Why all the cloak and dagger? Why not just tell us FROM THE BEGINNING that Okafor offers Viola this? I would’ve been way more invested in Viola’s pursuit since I’d know that the stakes were much higher. I just didn’t understand why everything needed to be a secret from the reader. Sure, sometimes you want secrets but not with basic important story elements, like motivation.

I’m not going to knock everything about the script. The loop heist idea is cool. And, strategically speaking, this is the kind of script you want to write if you’re trying to get those Mission Impossible studio jobs. You write in a “big action script” adjacent genre, like sci-fi action.

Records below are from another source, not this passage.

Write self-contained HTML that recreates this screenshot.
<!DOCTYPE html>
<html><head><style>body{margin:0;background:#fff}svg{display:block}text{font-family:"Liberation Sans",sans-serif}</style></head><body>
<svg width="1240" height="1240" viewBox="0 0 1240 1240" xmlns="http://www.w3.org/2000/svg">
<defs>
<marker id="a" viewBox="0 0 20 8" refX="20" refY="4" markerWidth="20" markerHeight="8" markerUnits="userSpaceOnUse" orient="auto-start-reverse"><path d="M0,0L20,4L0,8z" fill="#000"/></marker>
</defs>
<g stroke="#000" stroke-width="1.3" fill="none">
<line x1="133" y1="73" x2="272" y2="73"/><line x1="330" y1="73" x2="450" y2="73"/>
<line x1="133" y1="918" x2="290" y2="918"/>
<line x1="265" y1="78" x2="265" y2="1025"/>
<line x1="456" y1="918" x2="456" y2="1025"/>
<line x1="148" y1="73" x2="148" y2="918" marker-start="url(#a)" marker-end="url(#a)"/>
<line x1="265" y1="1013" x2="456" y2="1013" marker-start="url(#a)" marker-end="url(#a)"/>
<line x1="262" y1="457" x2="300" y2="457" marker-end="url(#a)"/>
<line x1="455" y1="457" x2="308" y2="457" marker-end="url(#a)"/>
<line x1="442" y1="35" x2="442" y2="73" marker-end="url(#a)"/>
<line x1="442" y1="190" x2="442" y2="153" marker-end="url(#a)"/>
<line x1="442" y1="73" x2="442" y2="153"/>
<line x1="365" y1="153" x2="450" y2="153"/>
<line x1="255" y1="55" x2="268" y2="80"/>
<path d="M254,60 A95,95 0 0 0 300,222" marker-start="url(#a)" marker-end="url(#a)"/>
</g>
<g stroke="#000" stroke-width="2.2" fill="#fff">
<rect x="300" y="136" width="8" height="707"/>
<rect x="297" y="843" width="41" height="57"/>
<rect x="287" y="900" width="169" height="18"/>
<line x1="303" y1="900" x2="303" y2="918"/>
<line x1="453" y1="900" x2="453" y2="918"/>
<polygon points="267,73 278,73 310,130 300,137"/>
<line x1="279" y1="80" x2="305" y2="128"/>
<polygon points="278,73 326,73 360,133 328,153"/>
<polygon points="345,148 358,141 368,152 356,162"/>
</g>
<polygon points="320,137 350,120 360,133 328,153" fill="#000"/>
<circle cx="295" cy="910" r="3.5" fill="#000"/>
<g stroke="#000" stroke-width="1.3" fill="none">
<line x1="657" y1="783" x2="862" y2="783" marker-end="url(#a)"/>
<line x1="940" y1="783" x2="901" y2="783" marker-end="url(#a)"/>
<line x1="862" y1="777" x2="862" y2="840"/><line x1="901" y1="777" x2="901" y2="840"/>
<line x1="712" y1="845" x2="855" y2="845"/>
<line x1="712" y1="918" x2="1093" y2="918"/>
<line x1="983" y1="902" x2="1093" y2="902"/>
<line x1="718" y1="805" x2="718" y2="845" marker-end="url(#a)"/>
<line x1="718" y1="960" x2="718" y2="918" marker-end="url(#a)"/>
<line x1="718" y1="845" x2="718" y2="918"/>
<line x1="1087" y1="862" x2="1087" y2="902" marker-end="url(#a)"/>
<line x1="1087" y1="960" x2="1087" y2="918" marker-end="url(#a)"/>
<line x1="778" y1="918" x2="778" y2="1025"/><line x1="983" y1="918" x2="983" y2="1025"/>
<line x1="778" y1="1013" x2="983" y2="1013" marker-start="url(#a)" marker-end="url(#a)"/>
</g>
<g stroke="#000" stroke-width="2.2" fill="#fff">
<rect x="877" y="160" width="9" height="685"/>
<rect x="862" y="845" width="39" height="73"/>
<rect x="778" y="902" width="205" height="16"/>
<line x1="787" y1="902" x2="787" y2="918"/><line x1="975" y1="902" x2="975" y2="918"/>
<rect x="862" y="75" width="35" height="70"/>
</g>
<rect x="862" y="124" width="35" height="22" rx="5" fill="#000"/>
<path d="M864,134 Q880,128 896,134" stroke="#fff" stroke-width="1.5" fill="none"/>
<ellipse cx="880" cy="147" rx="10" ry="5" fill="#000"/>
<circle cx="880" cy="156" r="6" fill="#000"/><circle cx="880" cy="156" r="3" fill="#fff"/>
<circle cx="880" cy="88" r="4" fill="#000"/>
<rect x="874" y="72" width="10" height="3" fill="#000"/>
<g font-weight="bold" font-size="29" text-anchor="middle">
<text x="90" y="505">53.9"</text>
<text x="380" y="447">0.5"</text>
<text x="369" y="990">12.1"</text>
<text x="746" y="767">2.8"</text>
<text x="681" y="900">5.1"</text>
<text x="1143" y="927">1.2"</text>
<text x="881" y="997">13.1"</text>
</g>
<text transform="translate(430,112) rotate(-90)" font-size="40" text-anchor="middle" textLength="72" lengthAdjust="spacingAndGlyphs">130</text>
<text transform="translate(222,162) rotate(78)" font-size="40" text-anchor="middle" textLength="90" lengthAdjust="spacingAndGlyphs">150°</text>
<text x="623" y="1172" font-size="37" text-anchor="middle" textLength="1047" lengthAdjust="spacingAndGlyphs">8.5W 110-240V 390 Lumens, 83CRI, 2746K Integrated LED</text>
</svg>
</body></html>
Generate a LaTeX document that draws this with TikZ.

But the hard stuff should be the characters and plotting in a screenplay, not conveying basic stuff like GSU. It just killed any potential enjoyment of the script.

[ ] What the hell did I just read?
[x] wasn’t for me
[ ] worth the read
[ ] impressive
[ ] genius

What I learned : Never make a script exactly 120 pages. It makes seasoned readers think that you read a screenwriting book that a script couldn’t be over 120 pages and so you nipped and tucked your script relentlessly until you finally got it down to exactly that number. There are definitely things in your script that are not precious enough for you to hold onto that number. If you’re at 120, try to get it down 115. Even 117 is better than 120. 120 has “newbie” written all over it as it reeks of OCD adherence to ancient screenwriting requirements.